State university looks at new ways to recruit teachers in rural areas
- For the second year in a row, Montana State University held a gathering to connect rural educators with students to help them see the benefits of teaching in rural schools, the Billings Gazette reports.
- Montana has the lowest pay in the nation for beginning teachers and small school districts generally pay less than large ones; moreover, the geographic and professional isolation in rural school districts often discourage recruits.
- However, advocates for rural school districts stress the positive small school culture which allows for greater personal involvement with students, smaller class sizes and greater involvement in decision making.
Most states are facing a growing teacher shortage and that problem is magnified in rural school districts that face special challenges in recruiting teachers. The issue is broader than many people realize. According to a report in 2015, nearly 25% of students in America live in rural areas. Yet, in most of these areas, teacher recruitment is a challenge because of isolationism, lower pay, housing issues, and fewer opportunities for spousal employment.
There are ways in which school districts can rebrand the notion of rural teaching, such as focusing on the positives and by improving collaboration with other schools and school districts in order to lessen the feeling of professional isolationism. Rural education also offers a host of advantages to teachers, particularly beginning teachers who can benefit from smaller class sizes and greater community support.

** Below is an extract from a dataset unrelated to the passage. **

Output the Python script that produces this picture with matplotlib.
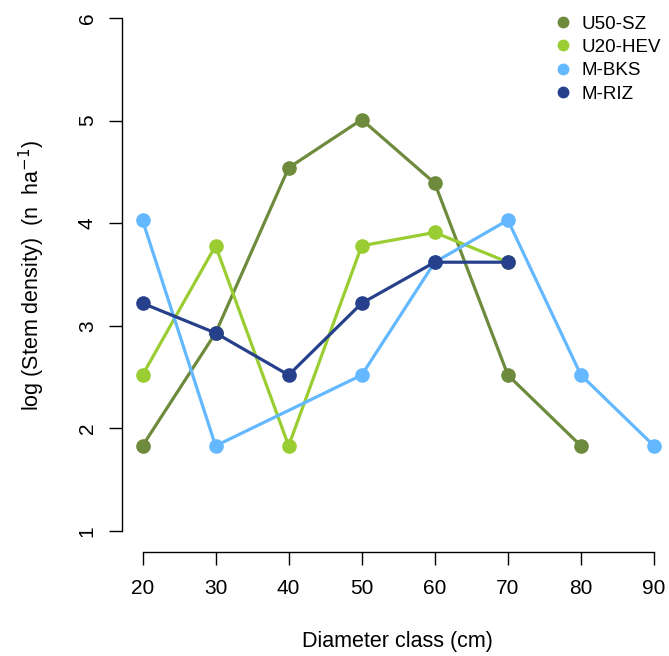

These advantages also the chance to provide more individualized instruction, greater workplace autonomy and influence on school decisions, fewer disciplinary issues to deal with and often, less red tape.
Some states are trying to deal with the issue of increasing teacher recruitment to these areas through the use of scholarships. Another way to increase recruitment is to increase teacher pay in rural areas. In “Indicators of Successful Teacher Recruitment and Retention in Oklahoma Rural School Districts," an October 2017 report by the U.S. Department of Education, the authors noted “For teachers in rural school districts, higher total compensation and increased responsibilities in job assignment are positively associated with successful recruitment and retention.”